One cannot know that something exists unless one knows what it is that exists.
“To deny all the qualities of a being is equivalent to denying the being himself. A being without qualities is one which cannot become an object to the mind, and such a being is virtually non-existent.” – Ludwig Feuerbach, The Essence of Christianity, p. 14
If one makes an exception for “God,” one must make an exception for an infinite number of similar concepts and entities in order to be logically consistent. This is another way of saying that one must abandon the realm of rationality and enter a realm of absurdity, madness, and delusion.
—– Many theists agree that “God” is essentially beyond our comprehension. When asked, many will tell you that “God” is inexpressible and unfathomable – a profound mystery beyond the human mind’s ability to envision or understand. But as George H. Smith makes clear in his book, Atheism: The Case Against God, “To posit the existence of something which, by its nature, cannot be known to man is to submerge oneself in hopeless contradictions…. If god cannot be known, how can god be known to exist?… To assert the existence of the unknowable is to claim knowledge of the unknowable, in which case it cannot be unknowable…. When one claims that something is unknowable, can one produce knowledge in support of this claim? If one cannot, one’s assertion is arbitrary and utterly without merit. If one can, one has accomplished the impossible: one has knowledge of the unknowable” (p. 44).
—– Some theists openly embrace an absurd conception of “God.”
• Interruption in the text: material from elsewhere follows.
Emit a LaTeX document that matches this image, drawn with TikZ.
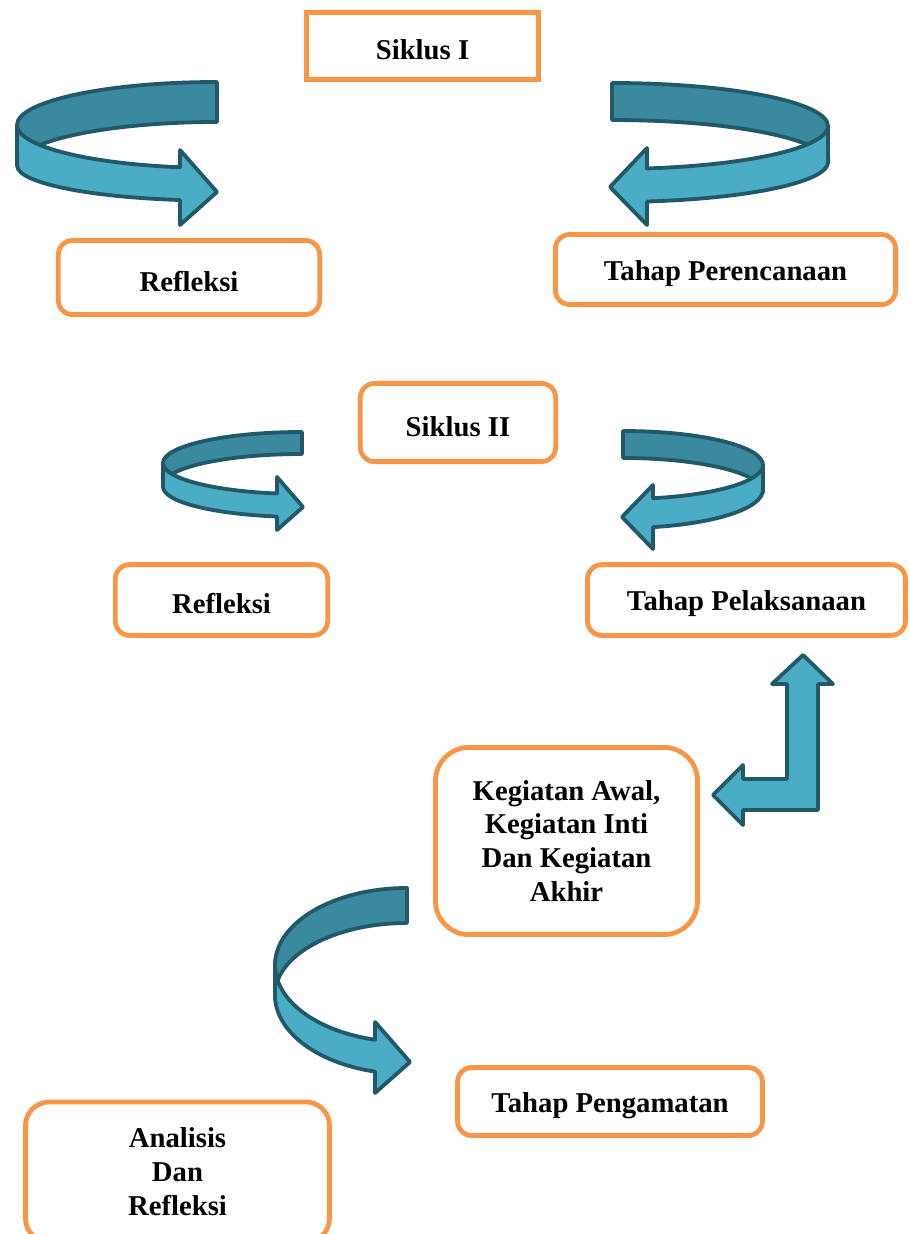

My Catholic Catechism does so when it states, “The mystery of the Blessed Trinity is the mystery of one God in three really distinct Persons.”
Hindus do so when they assert that “God” is Brahman – the unseeable seer of all sights, the unheard hearer of all hearing, the unthinkable thinker of all thinking, the incomprehensible understander of understanding who is all of us and none of us, everything and nothing.
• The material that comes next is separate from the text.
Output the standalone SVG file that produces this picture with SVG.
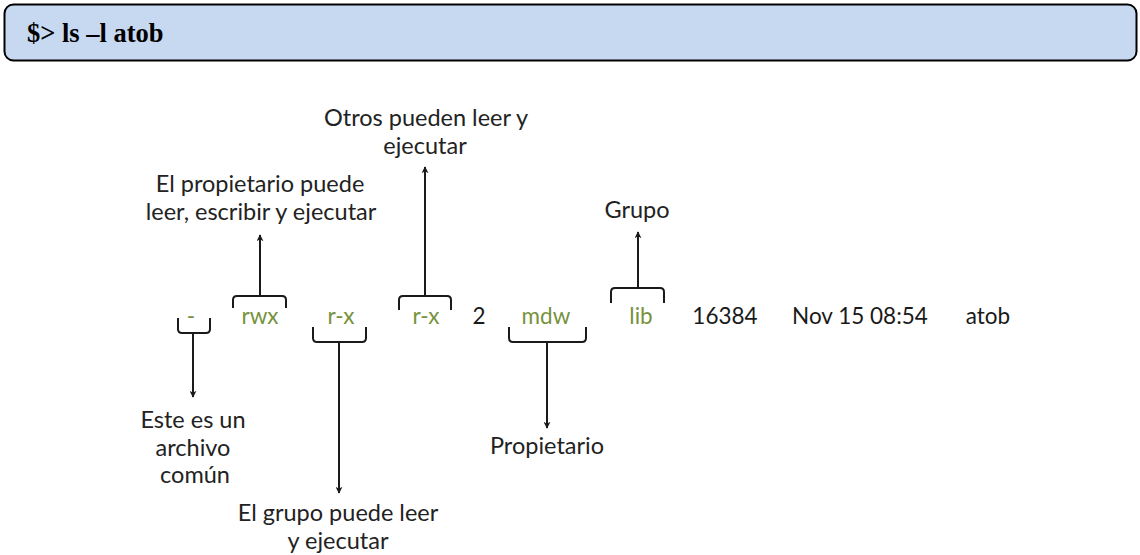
<svg xmlns="http://www.w3.org/2000/svg" width="1140" height="555" viewBox="0 0 1140 555">
  <defs>
    <marker id="arrow" viewBox="0 0 10 10" refX="9" refY="5" markerWidth="7" markerHeight="7" markerUnits="userSpaceOnUse" orient="auto">
      <path d="M0,0 L10,5 L0,10 L3,5 Z" fill="#1a1a1a"/>
    </marker>
    <style>
      .cmd { font-family: "Liberation Serif", "Times New Roman", serif; font-weight: bold; font-size: 26.5px; fill: #000; }
      .field { font-family: Lato, "Open Sans", sans-serif; font-size: 22.5px; text-anchor: middle; fill: #1a1a1a; }
      .perm { fill: #76923c; }
      .label { font-family: Lato, "Open Sans", sans-serif; font-size: 23.5px; text-anchor: middle; fill: #222; }
      .brace { fill: none; stroke: #1a1a1a; stroke-width: 2; stroke-linejoin: round; }
      .stem { fill: none; stroke: #1a1a1a; stroke-width: 2; marker-end: url(#arrow); }
    </style>
  </defs>

  <!-- command banner -->
  <g id="command">
    <rect x="4.5" y="4.5" width="1132" height="56" rx="9" ry="9" fill="#c6d9f0" stroke="#000" stroke-width="2"/>
    <text class="cmd" x="27" y="42">$&gt; ls –l atob</text>
  </g>

  <!-- fields of the listing line -->
  <g id="field-type"><text class="field perm" x="191" y="324">-</text></g>
  <g id="field-owner-perm"><text class="field perm" x="260" y="324">rwx</text></g>
  <g id="field-group-perm"><text class="field perm" x="341" y="324">r-x</text></g>
  <g id="field-other-perm"><text class="field perm" x="426" y="324">r-x</text></g>
  <g id="field-links"><text class="field" x="479" y="324">2</text></g>
  <g id="field-owner"><text class="field perm" x="546" y="324">mdw</text></g>
  <g id="field-group"><text class="field perm" x="641" y="324">lib</text></g>
  <g id="field-size"><text class="field" x="725" y="324">16384</text></g>
  <g id="field-date"><text class="field" x="860" y="324">Nov 15 08:54</text></g>
  <g id="field-name"><text class="field" x="988" y="324">atob</text></g>

  <!-- explanations -->
  <g id="label-type">
    <text class="label" x="193" y="428">Este es un</text>
    <text class="label" x="193" y="456">archivo</text>
    <text class="label" x="195" y="483">común</text>
  </g>
  <g id="label-owner-perm">
    <text class="label" x="260" y="192">El propietario puede</text>
    <text class="label" x="261" y="220">leer, escribir y ejecutar</text>
  </g>
  <g id="label-group-perm">
    <text class="label" x="338" y="521">El grupo puede leer</text>
    <text class="label" x="338" y="549">y ejecutar</text>
  </g>
  <g id="label-other-perm">
    <text class="label" x="426" y="126">Otros pueden leer y</text>
    <text class="label" x="425" y="154">ejecutar</text>
  </g>
  <g id="label-owner">
    <text class="label" x="547" y="454">Propietario</text>
  </g>
  <g id="label-group">
    <text class="label" x="637" y="218">Grupo</text>
  </g>

  <!-- braces and arrows -->
  <g id="connectors">
    <!-- braces below a field -->
    <path class="brace" d="M178,318 L178,329 Q178,333 182,333 L206,333 Q210,333 210,329 L210,318"/>
    <path class="brace" d="M313,327 L313,338 Q313,342 317,342 L362,342 Q366,342 366,338 L366,327"/>
    <path class="brace" d="M509,327 L509,338 Q509,342 513,342 L582,342 Q586,342 586,338 L586,327"/>
    <!-- braces above a field -->
    <path class="brace" d="M233,308 L233,300 Q233,296 237,296 L282,296 Q286,296 286,300 L286,308"/>
    <path class="brace" d="M399,310 L399,300 Q399,296 403,296 L447,296 Q451,296 451,300 L451,310"/>
    <path class="brace" d="M611,303 L611,292 Q611,288 615,288 L660,288 Q664,288 664,292 L664,303"/>
    <!-- arrows -->
    <line class="stem" x1="193" y1="333" x2="193" y2="397"/>
    <line class="stem" x1="339" y1="342" x2="339" y2="493"/>
    <line class="stem" x1="547" y1="342" x2="547" y2="428"/>
    <line class="stem" x1="260" y1="296" x2="260" y2="235"/>
    <line class="stem" x1="425" y1="296" x2="425" y2="167"/>
    <line class="stem" x1="638" y1="288" x2="638" y2="232"/>
  </g>
</svg>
Taoists do so when they basically equate “God” with Tao and say things like “The Tao which can be conceived is not the real Tao” and “Those who know don’t say, and those who say don’t know.”
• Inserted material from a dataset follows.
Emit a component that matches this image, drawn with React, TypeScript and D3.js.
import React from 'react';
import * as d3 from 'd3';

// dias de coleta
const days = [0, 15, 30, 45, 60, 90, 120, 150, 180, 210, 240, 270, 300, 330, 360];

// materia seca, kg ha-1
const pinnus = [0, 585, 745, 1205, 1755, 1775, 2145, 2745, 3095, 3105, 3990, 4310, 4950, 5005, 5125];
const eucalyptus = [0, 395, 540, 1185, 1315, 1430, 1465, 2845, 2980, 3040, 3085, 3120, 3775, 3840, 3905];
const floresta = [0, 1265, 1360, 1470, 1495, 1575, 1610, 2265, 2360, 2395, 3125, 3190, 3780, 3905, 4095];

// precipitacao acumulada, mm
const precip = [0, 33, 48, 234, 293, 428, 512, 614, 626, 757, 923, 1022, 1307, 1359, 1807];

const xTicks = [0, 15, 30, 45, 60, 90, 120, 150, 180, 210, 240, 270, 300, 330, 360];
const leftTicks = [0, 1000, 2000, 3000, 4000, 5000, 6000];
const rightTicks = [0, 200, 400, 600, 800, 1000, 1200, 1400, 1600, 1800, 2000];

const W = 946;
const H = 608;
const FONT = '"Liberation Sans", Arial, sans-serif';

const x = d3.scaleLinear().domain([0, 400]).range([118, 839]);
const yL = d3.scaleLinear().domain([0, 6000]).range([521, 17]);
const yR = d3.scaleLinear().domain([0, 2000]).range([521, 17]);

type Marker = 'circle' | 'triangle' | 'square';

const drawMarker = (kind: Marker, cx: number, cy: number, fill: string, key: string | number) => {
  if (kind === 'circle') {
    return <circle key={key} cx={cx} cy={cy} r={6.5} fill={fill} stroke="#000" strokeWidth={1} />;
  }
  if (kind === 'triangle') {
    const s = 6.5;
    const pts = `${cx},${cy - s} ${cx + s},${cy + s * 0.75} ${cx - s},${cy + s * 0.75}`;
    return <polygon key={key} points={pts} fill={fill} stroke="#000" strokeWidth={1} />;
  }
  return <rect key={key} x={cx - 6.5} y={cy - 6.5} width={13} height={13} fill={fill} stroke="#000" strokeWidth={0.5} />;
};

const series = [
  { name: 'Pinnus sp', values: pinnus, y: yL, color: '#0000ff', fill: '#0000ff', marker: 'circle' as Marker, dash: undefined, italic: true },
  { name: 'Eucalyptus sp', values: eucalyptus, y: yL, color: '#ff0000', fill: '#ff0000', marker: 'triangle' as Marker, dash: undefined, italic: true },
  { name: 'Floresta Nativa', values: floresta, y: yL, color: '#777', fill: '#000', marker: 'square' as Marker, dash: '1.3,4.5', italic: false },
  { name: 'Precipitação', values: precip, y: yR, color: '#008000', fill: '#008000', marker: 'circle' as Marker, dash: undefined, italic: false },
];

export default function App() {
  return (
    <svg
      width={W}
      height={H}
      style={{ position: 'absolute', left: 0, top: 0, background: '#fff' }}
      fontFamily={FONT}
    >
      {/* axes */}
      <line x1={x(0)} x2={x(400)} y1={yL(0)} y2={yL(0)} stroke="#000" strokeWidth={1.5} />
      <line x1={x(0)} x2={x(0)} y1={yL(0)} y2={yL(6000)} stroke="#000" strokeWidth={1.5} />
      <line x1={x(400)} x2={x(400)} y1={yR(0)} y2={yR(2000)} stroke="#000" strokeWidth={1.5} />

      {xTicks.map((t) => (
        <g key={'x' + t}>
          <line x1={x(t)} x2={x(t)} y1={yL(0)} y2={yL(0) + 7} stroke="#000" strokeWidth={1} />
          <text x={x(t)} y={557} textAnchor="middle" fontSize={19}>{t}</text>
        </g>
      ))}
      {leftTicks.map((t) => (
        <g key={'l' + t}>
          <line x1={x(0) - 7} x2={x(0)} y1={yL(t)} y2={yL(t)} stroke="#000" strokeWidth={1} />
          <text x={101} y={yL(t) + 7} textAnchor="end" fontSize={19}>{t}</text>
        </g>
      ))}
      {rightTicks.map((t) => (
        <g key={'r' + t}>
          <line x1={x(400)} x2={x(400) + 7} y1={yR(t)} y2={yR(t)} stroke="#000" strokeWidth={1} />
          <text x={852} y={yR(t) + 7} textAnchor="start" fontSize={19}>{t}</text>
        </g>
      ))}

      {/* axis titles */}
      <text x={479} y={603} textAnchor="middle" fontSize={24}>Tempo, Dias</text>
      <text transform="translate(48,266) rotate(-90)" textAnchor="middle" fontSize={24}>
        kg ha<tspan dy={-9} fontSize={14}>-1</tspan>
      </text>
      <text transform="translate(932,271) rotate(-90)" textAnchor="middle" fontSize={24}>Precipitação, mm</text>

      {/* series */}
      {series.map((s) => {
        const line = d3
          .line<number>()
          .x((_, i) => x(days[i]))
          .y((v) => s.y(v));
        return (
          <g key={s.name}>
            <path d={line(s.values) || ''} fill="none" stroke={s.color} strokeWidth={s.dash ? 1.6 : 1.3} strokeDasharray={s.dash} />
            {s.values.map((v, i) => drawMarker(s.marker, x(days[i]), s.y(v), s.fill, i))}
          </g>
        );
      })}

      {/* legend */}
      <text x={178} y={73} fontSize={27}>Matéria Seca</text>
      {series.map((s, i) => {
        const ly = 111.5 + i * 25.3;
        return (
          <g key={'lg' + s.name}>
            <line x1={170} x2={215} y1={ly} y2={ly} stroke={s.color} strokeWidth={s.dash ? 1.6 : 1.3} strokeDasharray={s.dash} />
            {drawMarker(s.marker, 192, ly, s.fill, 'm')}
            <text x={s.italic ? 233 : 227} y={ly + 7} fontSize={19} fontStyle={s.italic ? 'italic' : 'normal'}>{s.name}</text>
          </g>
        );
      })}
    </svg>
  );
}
Huston Smith sums up this approach when he says that such theists claim that the problem is not that our minds are not bright enough but that our minds are simply the wrong kind of instrument for comprehending God. In this view, trying to understand “God” is like trying to capture the ocean with a net or the wind with a rope. “Man’s mind has been evolved to facilitate his survival in this natural world. It is adapted to deal with finite objects. God, on the contrary, is infinite and a completely different order of being than what our minds can grasp. To expect a man to corner the infinite with his finite mind is like asking a dog to understand Einstein’s equation with his nose…. If you go through the length and breadth of the universe saying of everything you can see and conceive, ‘not this… not this,’ what remains will be God.” - The Religions of Man, p. 71-72
But if the mind is not the right instrument to comprehend God with, what is – the elbow? If God is “not this… not this… not anything,” exactly how does that differ from saying that God is nothing at all? Why waste our time discussing the unknown, undetectable, incomprehensible attributes and significance of a phantom? Exactly how does that differ from an inmate in an asylum who insists on discussing the attributes and significance of his imaginary friends?
—– For the sake of argument, let’s assume for a moment that I’m wrong. Let’s assume that some incomprehensible, unknowable God somehow does exist somewhere beyond all understanding. What possible significance can such a God have? How is the universe any different? What practical difference does believing or not believing in Him/Her/Them/It make?Unless something can be known about His/Her/Their/Its nature beyond “He/She/They/It somehow, somewhere exists,” what difference can that existence possibly mean to me or anyone else or anything at all? Unless we can say or learn what “God” or “Goj” or “Gok” is or wants (which incomprehensibility precludes), we may as well not say anything about “God” or “Goj” or “Gok” at all.
—– Over the centuries “God” has been conceived of as the sun, the moon, the stars, a wide range of other natural and supernatural entities, and as an endless number and variety of “super” human beings. (Hundreds are listed in Anne S. Baumgartner’s book, A Comprehensive Dictionary of the Gods.) No evidence exists to back up any of these conceptions. The vast majority are mutually exclusive. On what basis are we to prefer one conception over another? On what basis are we to avoid dismissing them all as mythic creatures beneath serious consideration?
As Stephen Roberts once said, “I contend that we are both atheists. I just believe in one fewer god than you do. When you understand why you dismiss all the other possible gods, you will understand why I dismiss yours.”